- The insignia of Borgelin Company
- Active: 26 March 1919
- Disbanded: 1 September 1919
- Country: Denmark
- Allegiance: Estonia
- Type: Infantry
- Size: 213 volunteers
- Part of: 2nd Division
- Garrison/HQ: Tartu
- Nickname: Det Danske Frivillige Korps
- Colors: Gray and White
- March: "Björneborgarnas marsch"
- Mascot: Røv (Corps Dog)
- Engagements: Estonian war of independence Latvian War of Independence

Commanders
- Corps Commander: Iver de Hemmer Gudme
- Company Commander: Richard Gustav Borgelin

Insignia

= Danish-Baltic Auxiliary Corps =

Danish military unit in Estonia (1919)

Danish-Baltic Auxiliary Corps (Dansk-Baltisk Auxiliær Corps, DBAC) was a Danish company of military volunteers, established 1919 as a non-governmental initiative to help in the Estonian and Latvian war of independence. It was originally planned to send several companies to help, but due to the success of war, only one company was sent, Compagnie Borgelin. The company consisted of approximately 200 men with Captain Iver de Hemmer Gudme as corps commander and Captain Richard Gustav Borgelin as company commander.

== History ==
DBAC left on th 26 March 1919 for Hanko in Finland on board the Finnish ship M/S Merkur.

DBAC was contracted by the Estonian Army and participated on its side in the months of May to August 1919 during the Estonian War of Independence and the Latvian War of Independence. During the months of May and June DBAC conducted a 200 km long push from Võru in southern Estonia to Jēkabpils in Latvia, and ultimately the Daugava River, to cut off the Bolshevik's eastern supply lines.

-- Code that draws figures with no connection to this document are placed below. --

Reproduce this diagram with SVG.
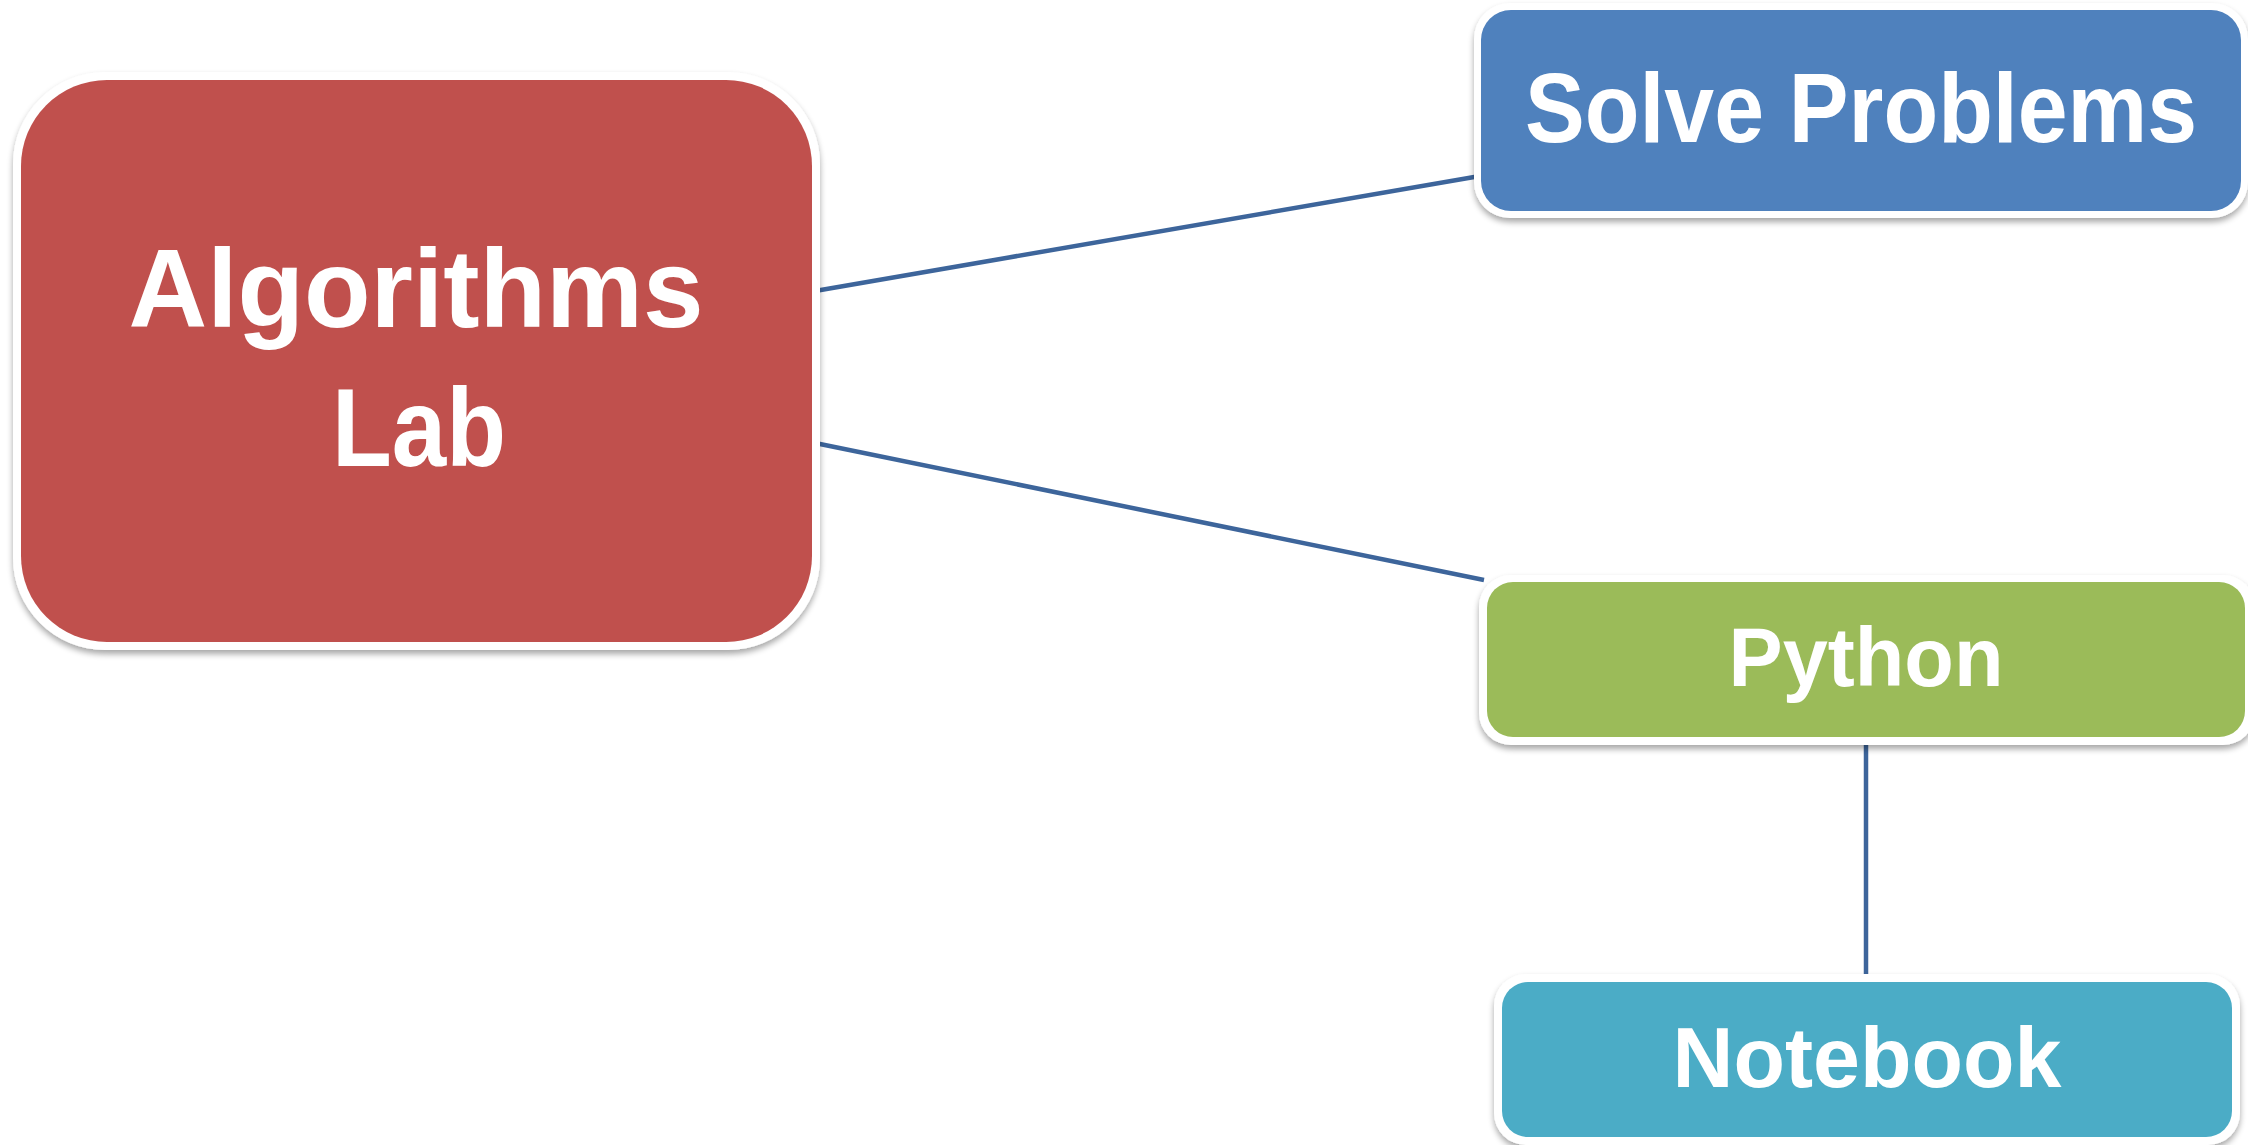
<svg xmlns="http://www.w3.org/2000/svg" width="2248" height="1145" viewBox="0 0 2248 1145">
  <defs>
    <filter id="shadow" x="-5%" y="-10%" width="110%" height="125%">
      <feGaussianBlur in="SourceAlpha" stdDeviation="3"/>
      <feOffset dx="0" dy="4" result="b"/>
      <feComponentTransfer><feFuncA type="linear" slope="0.35"/></feComponentTransfer>
      <feMerge><feMergeNode/><feMergeNode in="SourceGraphic"/></feMerge>
    </filter>
    <style>
      .rim { fill: #ffffff; filter: url(#shadow); }
      .label { font-family: "Liberation Sans", Arial, sans-serif; font-weight: bold; fill: #ffffff; text-anchor: middle; }
      .link { stroke: #3d659b; stroke-width: 4.5; fill: none; }
    </style>
  </defs>
  <rect width="2248" height="1145" fill="#ffffff"/>

  <g id="connectors">
    <line class="link" x1="815" y1="291" x2="1480" y2="176"/>
    <line class="link" x1="815" y1="443" x2="1484" y2="580"/>
    <line class="link" x1="1866" y1="740" x2="1866" y2="974"/>
  </g>

  <g id="algorithms-lab">
    <rect class="rim" x="13" y="72" width="807" height="578" rx="92"/>
    <rect x="21" y="80" width="791" height="562" rx="86" fill="#c0504d"/>
    <text class="label" x="416" y="327" font-size="112" textLength="575" lengthAdjust="spacingAndGlyphs">Algorithms</text>
    <text class="label" x="419" y="466" font-size="112" textLength="174" lengthAdjust="spacingAndGlyphs">Lab</text>
  </g>

  <g id="solve-problems">
    <rect class="rim" x="1474" y="3" width="774" height="215" rx="36"/>
    <rect x="1481" y="10" width="760" height="201" rx="30" fill="#4f81bd"/>
    <text class="label" x="1861" y="142" font-size="98" textLength="672" lengthAdjust="spacingAndGlyphs">Solve Problems</text>
  </g>

  <g id="python">
    <rect class="rim" x="1479" y="575" width="776" height="170" rx="32"/>
    <rect x="1487" y="582" width="758" height="155" rx="26" fill="#9bbb59"/>
    <text class="label" x="1866" y="686" font-size="84" textLength="275" lengthAdjust="spacingAndGlyphs">Python</text>
  </g>

  <g id="notebook">
    <rect class="rim" x="1494" y="974" width="746" height="171" rx="32"/>
    <rect x="1502" y="982" width="730" height="155" rx="26" fill="#4bacc6"/>
    <text class="label" x="1867" y="1087" font-size="85" textLength="389" lengthAdjust="spacingAndGlyphs">Notebook</text>
  </g>
</svg>
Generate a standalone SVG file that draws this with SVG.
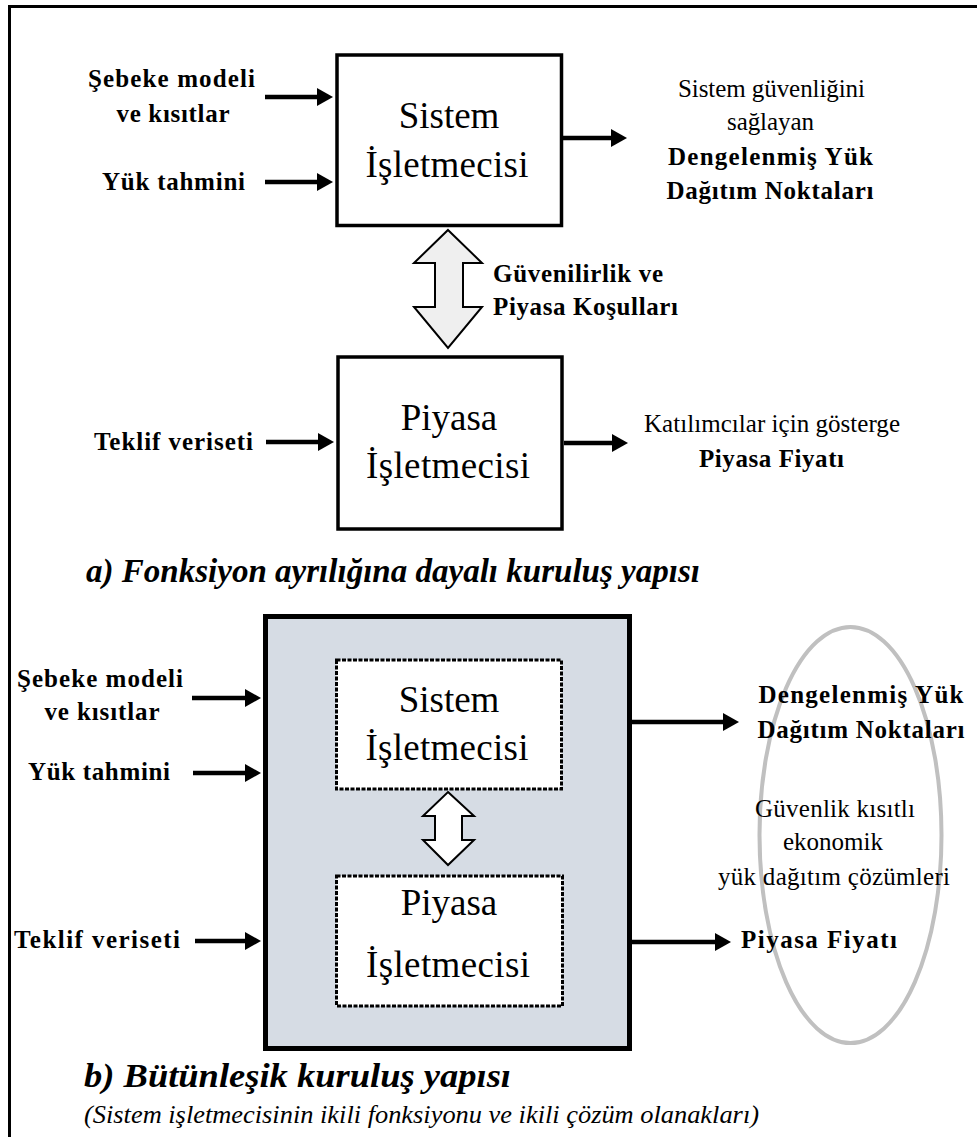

After the successful campaign, the DBAC was pulled back to Estonia, since interfering political conflicts between Baltische Landeswehr and the Latvian Army was not part of the contract. At the end of July 1919 DBAC was sent to a section of the eastern front between Ostrov and Porkhov in the Russian Pskov Governorate, which turned out to be a bloody experience and costly to the corps (four dead, twenty wounded and four prisoners of war). On 2 September 1919, the Danish-Baltic Auxiliary Corps marched through Tallinn to their ship Kalevipoeg, in a victory parade with over 1000 Estonian soldiers, Johan Laidoner and Otto Strandman participating.

On 22 June 2013, a memorial for the Danish volunteers was revealed in Estonia.